Problem to work on >> From the first line of the data below through the line bearing "const base = y(20);", reproduce each line exactly; do not include pictures.
··· Source excerpt ···
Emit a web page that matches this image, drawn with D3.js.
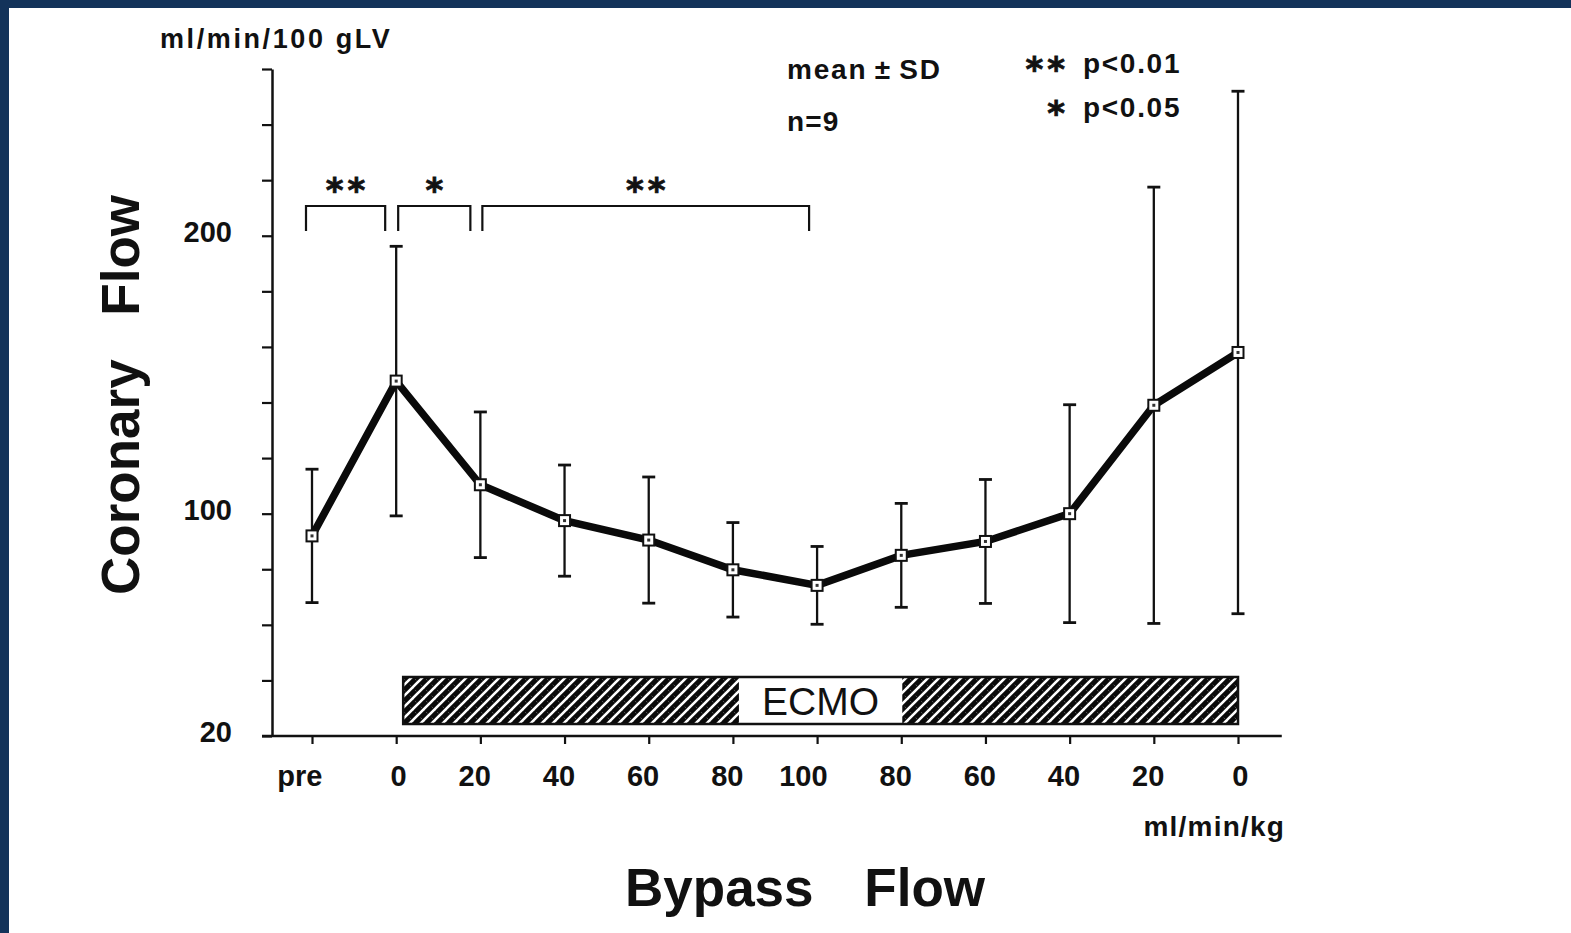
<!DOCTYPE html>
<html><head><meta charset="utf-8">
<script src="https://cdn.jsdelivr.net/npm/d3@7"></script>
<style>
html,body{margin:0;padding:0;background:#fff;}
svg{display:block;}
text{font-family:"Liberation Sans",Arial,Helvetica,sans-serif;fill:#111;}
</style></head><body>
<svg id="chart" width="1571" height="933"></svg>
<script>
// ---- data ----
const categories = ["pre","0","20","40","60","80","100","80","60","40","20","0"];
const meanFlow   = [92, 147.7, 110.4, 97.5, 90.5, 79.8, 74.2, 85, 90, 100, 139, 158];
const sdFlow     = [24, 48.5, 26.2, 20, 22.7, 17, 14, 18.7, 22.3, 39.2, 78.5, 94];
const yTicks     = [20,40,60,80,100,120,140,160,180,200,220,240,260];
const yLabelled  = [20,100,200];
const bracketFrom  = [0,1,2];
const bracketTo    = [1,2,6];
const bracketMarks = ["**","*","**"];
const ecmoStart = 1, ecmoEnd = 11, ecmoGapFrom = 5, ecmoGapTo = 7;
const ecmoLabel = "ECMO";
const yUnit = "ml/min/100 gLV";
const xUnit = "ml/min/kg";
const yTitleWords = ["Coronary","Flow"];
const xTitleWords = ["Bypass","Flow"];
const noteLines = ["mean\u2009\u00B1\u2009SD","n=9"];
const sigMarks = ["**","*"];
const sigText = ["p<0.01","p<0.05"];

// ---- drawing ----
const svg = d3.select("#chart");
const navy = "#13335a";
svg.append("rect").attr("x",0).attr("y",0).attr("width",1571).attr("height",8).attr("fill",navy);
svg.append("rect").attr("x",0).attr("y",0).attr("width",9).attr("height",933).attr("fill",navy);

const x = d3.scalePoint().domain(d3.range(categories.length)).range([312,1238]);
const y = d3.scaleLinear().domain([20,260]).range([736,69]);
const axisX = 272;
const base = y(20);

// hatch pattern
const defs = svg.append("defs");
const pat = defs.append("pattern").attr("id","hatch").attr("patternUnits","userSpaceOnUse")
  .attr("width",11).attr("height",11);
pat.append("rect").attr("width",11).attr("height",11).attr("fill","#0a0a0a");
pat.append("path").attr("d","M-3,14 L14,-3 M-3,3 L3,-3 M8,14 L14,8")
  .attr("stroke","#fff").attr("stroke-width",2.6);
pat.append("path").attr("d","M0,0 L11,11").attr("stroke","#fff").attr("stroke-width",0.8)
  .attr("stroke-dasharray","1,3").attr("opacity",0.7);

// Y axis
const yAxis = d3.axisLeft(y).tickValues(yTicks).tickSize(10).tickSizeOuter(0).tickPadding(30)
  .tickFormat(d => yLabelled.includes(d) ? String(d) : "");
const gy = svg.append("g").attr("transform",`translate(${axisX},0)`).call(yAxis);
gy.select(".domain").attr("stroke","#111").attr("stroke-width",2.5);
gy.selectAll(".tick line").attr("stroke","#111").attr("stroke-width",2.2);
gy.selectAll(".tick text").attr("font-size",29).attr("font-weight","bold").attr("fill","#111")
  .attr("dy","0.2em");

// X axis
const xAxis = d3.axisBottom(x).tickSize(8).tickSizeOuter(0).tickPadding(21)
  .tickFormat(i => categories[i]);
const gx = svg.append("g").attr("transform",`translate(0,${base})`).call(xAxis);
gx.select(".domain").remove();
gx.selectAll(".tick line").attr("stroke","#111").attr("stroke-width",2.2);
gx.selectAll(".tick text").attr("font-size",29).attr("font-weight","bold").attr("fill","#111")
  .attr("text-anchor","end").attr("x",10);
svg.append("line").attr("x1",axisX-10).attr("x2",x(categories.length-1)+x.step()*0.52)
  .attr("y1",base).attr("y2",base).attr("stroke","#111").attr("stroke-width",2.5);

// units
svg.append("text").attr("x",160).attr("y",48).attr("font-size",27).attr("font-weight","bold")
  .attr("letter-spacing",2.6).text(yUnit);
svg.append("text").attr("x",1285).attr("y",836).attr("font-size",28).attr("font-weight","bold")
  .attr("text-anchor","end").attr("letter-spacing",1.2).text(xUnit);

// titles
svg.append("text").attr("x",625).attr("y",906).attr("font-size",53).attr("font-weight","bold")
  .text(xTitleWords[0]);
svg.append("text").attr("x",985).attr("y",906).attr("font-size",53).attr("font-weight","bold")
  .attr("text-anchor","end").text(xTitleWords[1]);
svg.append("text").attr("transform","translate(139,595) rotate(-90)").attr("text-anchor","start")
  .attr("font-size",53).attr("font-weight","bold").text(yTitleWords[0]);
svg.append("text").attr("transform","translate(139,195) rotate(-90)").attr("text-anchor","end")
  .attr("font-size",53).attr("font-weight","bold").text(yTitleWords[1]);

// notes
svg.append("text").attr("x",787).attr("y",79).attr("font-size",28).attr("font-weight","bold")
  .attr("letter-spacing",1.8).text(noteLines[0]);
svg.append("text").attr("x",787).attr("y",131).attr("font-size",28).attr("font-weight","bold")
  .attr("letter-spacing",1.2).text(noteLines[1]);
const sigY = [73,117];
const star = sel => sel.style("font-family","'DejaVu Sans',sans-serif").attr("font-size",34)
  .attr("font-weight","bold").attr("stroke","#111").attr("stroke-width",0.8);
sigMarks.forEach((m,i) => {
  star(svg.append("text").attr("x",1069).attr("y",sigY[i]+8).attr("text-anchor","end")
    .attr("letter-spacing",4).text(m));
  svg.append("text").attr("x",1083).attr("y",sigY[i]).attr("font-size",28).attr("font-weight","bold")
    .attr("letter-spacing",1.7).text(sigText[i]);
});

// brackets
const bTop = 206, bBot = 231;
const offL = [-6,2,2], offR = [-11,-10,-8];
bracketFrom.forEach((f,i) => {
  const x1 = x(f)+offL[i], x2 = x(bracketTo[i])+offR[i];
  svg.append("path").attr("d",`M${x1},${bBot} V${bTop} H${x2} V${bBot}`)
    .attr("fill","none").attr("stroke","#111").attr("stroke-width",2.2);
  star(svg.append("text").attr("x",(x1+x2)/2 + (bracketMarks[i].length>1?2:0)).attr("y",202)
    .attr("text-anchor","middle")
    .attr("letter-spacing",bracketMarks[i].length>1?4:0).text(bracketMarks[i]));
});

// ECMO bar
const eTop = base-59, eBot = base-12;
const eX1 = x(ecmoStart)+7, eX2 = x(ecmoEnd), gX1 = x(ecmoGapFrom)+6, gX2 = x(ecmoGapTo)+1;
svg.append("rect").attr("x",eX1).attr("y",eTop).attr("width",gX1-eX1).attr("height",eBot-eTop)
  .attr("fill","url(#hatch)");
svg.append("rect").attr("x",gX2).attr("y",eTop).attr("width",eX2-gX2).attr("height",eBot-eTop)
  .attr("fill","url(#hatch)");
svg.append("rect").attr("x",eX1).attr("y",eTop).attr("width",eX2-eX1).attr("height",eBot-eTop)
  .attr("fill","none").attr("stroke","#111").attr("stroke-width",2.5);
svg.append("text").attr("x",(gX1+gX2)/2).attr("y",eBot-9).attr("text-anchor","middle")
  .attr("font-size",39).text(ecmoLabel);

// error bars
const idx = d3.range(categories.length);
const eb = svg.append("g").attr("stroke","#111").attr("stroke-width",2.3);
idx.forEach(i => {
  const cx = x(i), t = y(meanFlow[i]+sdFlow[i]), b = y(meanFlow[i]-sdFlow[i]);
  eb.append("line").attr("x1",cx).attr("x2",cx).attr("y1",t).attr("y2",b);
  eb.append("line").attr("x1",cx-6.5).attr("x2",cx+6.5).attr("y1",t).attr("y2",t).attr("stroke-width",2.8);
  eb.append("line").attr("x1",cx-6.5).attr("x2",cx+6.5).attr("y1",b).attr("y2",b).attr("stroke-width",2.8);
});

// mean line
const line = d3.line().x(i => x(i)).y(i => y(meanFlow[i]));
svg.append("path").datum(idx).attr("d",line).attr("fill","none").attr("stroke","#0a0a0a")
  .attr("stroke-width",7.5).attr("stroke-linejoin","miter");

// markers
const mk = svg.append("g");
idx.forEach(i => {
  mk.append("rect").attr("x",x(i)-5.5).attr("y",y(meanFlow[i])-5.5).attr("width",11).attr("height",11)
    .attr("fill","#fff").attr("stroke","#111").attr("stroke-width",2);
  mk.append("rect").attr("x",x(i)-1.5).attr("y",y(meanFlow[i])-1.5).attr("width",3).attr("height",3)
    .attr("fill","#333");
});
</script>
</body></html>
···
Solution to the exercise >>
Emit a web page that matches this image, drawn with D3.js.
<!DOCTYPE html>
<html><head><meta charset="utf-8">
<script src="https://cdn.jsdelivr.net/npm/d3@7"></script>
<style>
html,body{margin:0;padding:0;background:#fff;}
svg{display:block;}
text{font-family:"Liberation Sans",Arial,Helvetica,sans-serif;fill:#111;}
</style></head><body>
<svg id="chart" width="1571" height="933"></svg>
<script>
// ---- data ----
const categories = ["pre","0","20","40","60","80","100","80","60","40","20","0"];
const meanFlow   = [92, 147.7, 110.4, 97.5, 90.5, 79.8, 74.2, 85, 90, 100, 139, 158];
const sdFlow     = [24, 48.5, 26.2, 20, 22.7, 17, 14, 18.7, 22.3, 39.2, 78.5, 94];
const yTicks     = [20,40,60,80,100,120,140,160,180,200,220,240,260];
const yLabelled  = [20,100,200];
const bracketFrom  = [0,1,2];
const bracketTo    = [1,2,6];
const bracketMarks = ["**","*","**"];
const ecmoStart = 1, ecmoEnd = 11, ecmoGapFrom = 5, ecmoGapTo = 7;
const ecmoLabel = "ECMO";
const yUnit = "ml/min/100 gLV";
const xUnit = "ml/min/kg";
const yTitleWords = ["Coronary","Flow"];
const xTitleWords = ["Bypass","Flow"];
const noteLines = ["mean\u2009\u00B1\u2009SD","n=9"];
const sigMarks = ["**","*"];
const sigText = ["p<0.01","p<0.05"];

// ---- drawing ----
const svg = d3.select("#chart");
const navy = "#13335a";
svg.append("rect").attr("x",0).attr("y",0).attr("width",1571).attr("height",8).attr("fill",navy);
svg.append("rect").attr("x",0).attr("y",0).attr("width",9).attr("height",933).attr("fill",navy);

const x = d3.scalePoint().domain(d3.range(categories.length)).range([312,1238]);
const y = d3.scaleLinear().domain([20,260]).range([736,69]);
const axisX = 272;
const base = y(20);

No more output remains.